Putman shows the respect which Schröder was held in a hundred years after he completed the work [25]:-
When I started to trace the later development of logic, the first thing I did was to look at Schröder's 'Vorlesungen über die Algebra der Logik', ... [whose] third volume is on the logic of relations (Algebra und Logik der Relative, 1895). The three volumes immediately became the best-known advanced logic text, and embody what any mathematician interested in the study of logic should have known, or at least have been acquainted with, in the 1890s.
However, as Wussing writes in [1], this respect for Schröder was not nearly so evident in his own day:-
Schröder participated in the development of mathematical logic as an independent discipline in the second half of the nineteenth century. This is his real achievement, although his contribution was not recognised until the beginning of the twentieth century. Three factors account for the delay: the imature state of the field during his lifetime; a certain prolixity in his style; and, above all, the isolation imposed by his teaching in technical colleges. As a result he was an outsider, at a disadvantage in chosing terminology, in outlining his argumentation, and in judging what mathematical logic could accomplish.
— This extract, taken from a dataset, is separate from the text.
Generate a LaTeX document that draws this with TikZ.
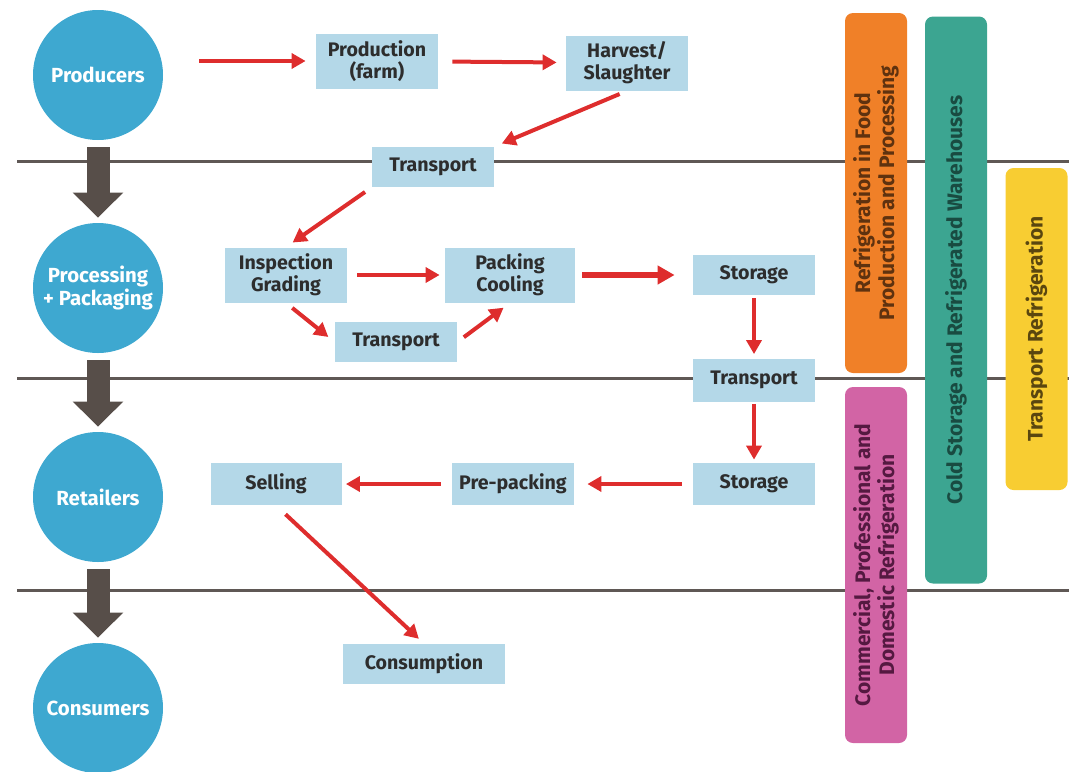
\documentclass[tikz,border=0pt]{standalone}
\usepackage{fontspec}
\setmainfont{Fira Sans}
\usetikzlibrary{arrows.meta}

\definecolor{stageblue}{RGB}{62,168,208}
\definecolor{boxblue}{RGB}{180,216,232}
\definecolor{boxtext}{RGB}{45,45,45}
\definecolor{flowred}{RGB}{222,45,45}
\definecolor{arrowgrey}{RGB}{87,78,73}
\definecolor{linegrey}{RGB}{95,88,85}
\definecolor{bandorange}{RGB}{240,128,40}
\definecolor{bandteal}{RGB}{60,165,145}
\definecolor{bandyellow}{RGB}{248,205,50}
\definecolor{bandpink}{RGB}{210,100,165}

\tikzset{
  stage/.style={circle, fill=stageblue, minimum size=65pt, inner sep=0pt,
    text=white, align=center, font=\bfseries\fontsize{10.2}{11.5}\selectfont},
  stepbox/.style={fill=boxblue, minimum width=61pt, minimum height=20pt,
    inner sep=2pt, text=boxtext, align=center,
    font=\bfseries\fontsize{9.8}{11}\selectfont},
  tall/.style={minimum height=27.5pt},
  flow/.style={draw=flowred, line width=2pt,
    -{Triangle[length=7pt,width=7.5pt]}, shorten <=4pt, shorten >=4pt},
  bigflow/.style={flow, line width=3pt, -{Triangle[length=8.5pt,width=9pt]}},
  stagearrow/.style={draw=arrowgrey, line width=11.5pt,
    -{Triangle[length=12.5pt,width=24.5pt]}, shorten <=3.5pt, shorten >=2.5pt},
  divider/.style={draw=linegrey, line width=1.5pt},
  band/.style={rotate=90, rounded corners=4pt, minimum height=31pt,
    inner sep=0pt, align=center, font=\bfseries\fontsize{10.5}{12}\selectfont}
}

\begin{document}
\begin{tikzpicture}[x=0.5pt,y=-0.5pt]
  \useasboundingbox (0,0) rectangle (1069,771);

  %Dividers
  \draw[divider] (17,161) -- (1069,161);
  \draw[divider] (17,378) -- (1069,378);
  \draw[divider] (17,590) -- (1069,590);

  %Stages
  \node[stage] at (98,75)  (prod) {Producers};
  \node[stage] at (98,288) (proc) {Processing\\+ Packaging};
  \node[stage] at (98,497) (ret)  {Retailers};
  \node[stage] at (98,708) (cons) {Consumers};

  %Steps
  \node[stepbox,tall] at (377,61)  (farm)    {Production\\(farm)};
  \node[stepbox,tall] at (627,63)  (harvest) {Harvest/\\Slaughter};
  \node[stepbox]      at (433,167) (tra)     {Transport};
  \node[stepbox,tall] at (286,275) (insp)    {Inspection\\Grading};
  \node[stepbox,tall,minimum width=65pt] at (510,275) (pack) {Packing\\Cooling};
  \node[stepbox]      at (754,275) (stoa)    {Storage};
  \node[stepbox]      at (396,342) (trb)     {Transport};
  \node[stepbox,minimum height=21.5pt] at (754,380) (trc) {Transport};
  \node[stepbox,minimum height=21pt]   at (754,484) (stob) {Storage};
  \node[stepbox,minimum height=21pt]   at (513,484) (prepack) {Pre-packing};
  \node[stepbox,minimum height=21pt,minimum width=65.5pt] at (276,484) (sell) {Selling};
  \node[stepbox,minimum width=81pt] at (424,664) (consum) {Consumption};

  %Refrigeration bands
  \node[band, fill=bandorange, text={rgb,255:red,95;green,50;blue,15}, minimum width=180pt]
    at (876,193) (food) {Refrigeration in Food\\Production and Processing};
  \node[band, fill=bandteal, text={rgb,255:red,25;green,75;blue,65}, minimum width=283.5pt]
    at (956,300) (cold) {Cold Storage and Refrigerated Warehouses};
  \node[band, fill=bandyellow, text={rgb,255:red,90;green,70;blue,15}, minimum width=161pt]
    at (1036.5,329) (trans) {Transport Refrigeration};
  \node[band, fill=bandpink, text={rgb,255:red,85;green,25;blue,65}, minimum width=178pt]
    at (876,565) (domestic) {Commercial, Professional and\\Domestic Refrigeration};

  %Stage arrows
  \draw[stagearrow] (prod) -- (proc);
  \draw[stagearrow] (proc) -- (ret);
  \draw[stagearrow] (ret) -- (cons);

  %Flow
  \draw[flow, shorten <=18pt, shorten >=5pt] (prod.east |- farm.west) -- (farm.west);
  \draw[flow, shorten <=7pt, shorten >=4.5pt] (farm) -- (harvest);
  \draw[flow] (harvest.south) -- (tra.north east);
  \draw[flow] (tra.south west) -- (insp.north);
  \draw[flow, shorten <=5pt, shorten >=2.5pt] (insp) -- (pack);
  \draw[flow] (insp.south) -- (trb.west);
  \draw[flow] (trb.east) -- (pack.south);
  \draw[bigflow, shorten <=3.5pt, shorten >=9pt] (pack) -- (stoa);
  \draw[flow, shorten <=1.5pt, shorten >=2pt] (stoa) -- (trc);
  \draw[flow, shorten <=1pt, shorten >=1.5pt] (trc) -- (stob);
  \draw[flow, shorten <=5.5pt, shorten >=6.5pt] (stob) -- (prepack);
  \draw[flow, shorten <=5.5pt, shorten >=2pt] (prepack) -- (sell);
  \draw[flow, shorten <=6.5pt, shorten >=3.5pt] (sell.south) -- (consum.north);
\end{tikzpicture}
\end{document}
Schröder had many sporting hobbies: cycling, hiking, swimming, ice-skating, horseback riding, and gardening. Because he was always seen riding his bicycle around Karlsruhe he was known locally as the 'Bicycle-professor'. He even took up skiing when he was sixty years old. He never married but seemed to find that his duties in the Technische Hochschule Karlsruhe extremely demanding, perhaps because he undertook them very conscientiously. Certainly he found it very difficult to find the necessary time to complete his major three volume work Vorlesungen über die Algebra der Logik. Schröder's father Heinrich retired in 1873 and, a year after his wife Karoline died in 1875, he moved to Karlsruhe to be close to his sons Ernst and Heinrich; Heinrich Schröder died in 1885. Given what a fit man Ernst Schröder was, it is surprising that he died at the age of 60. He was skiing and cycling days before his death, but caught a cold. This seemed to worsen over the course of a few days and he died of "brain fever" according to the death certificate. Many of his friends felt that his strenuous sporting life at the age of sixty had led to his premature death. He was buried in the main cemetery of Karlsruhe quite close to the apartment in which he had lived. Having no close relatives to continue tending his grave, following the usual custom it was reused after a period of 30 years so today there is no record remaining in the cemetery.
It is interesting to note that in June 1913 Norbert Wiener presented his doctoral thesis to Harvard University; Wiener was then 18 years old. The thesis was devoted to a comparison of the logical systems of Ernst Schröder and Bertrand Russell, with special attention to their different treatments of relations. There is an interesting discussion of this and subsequent developments in [15].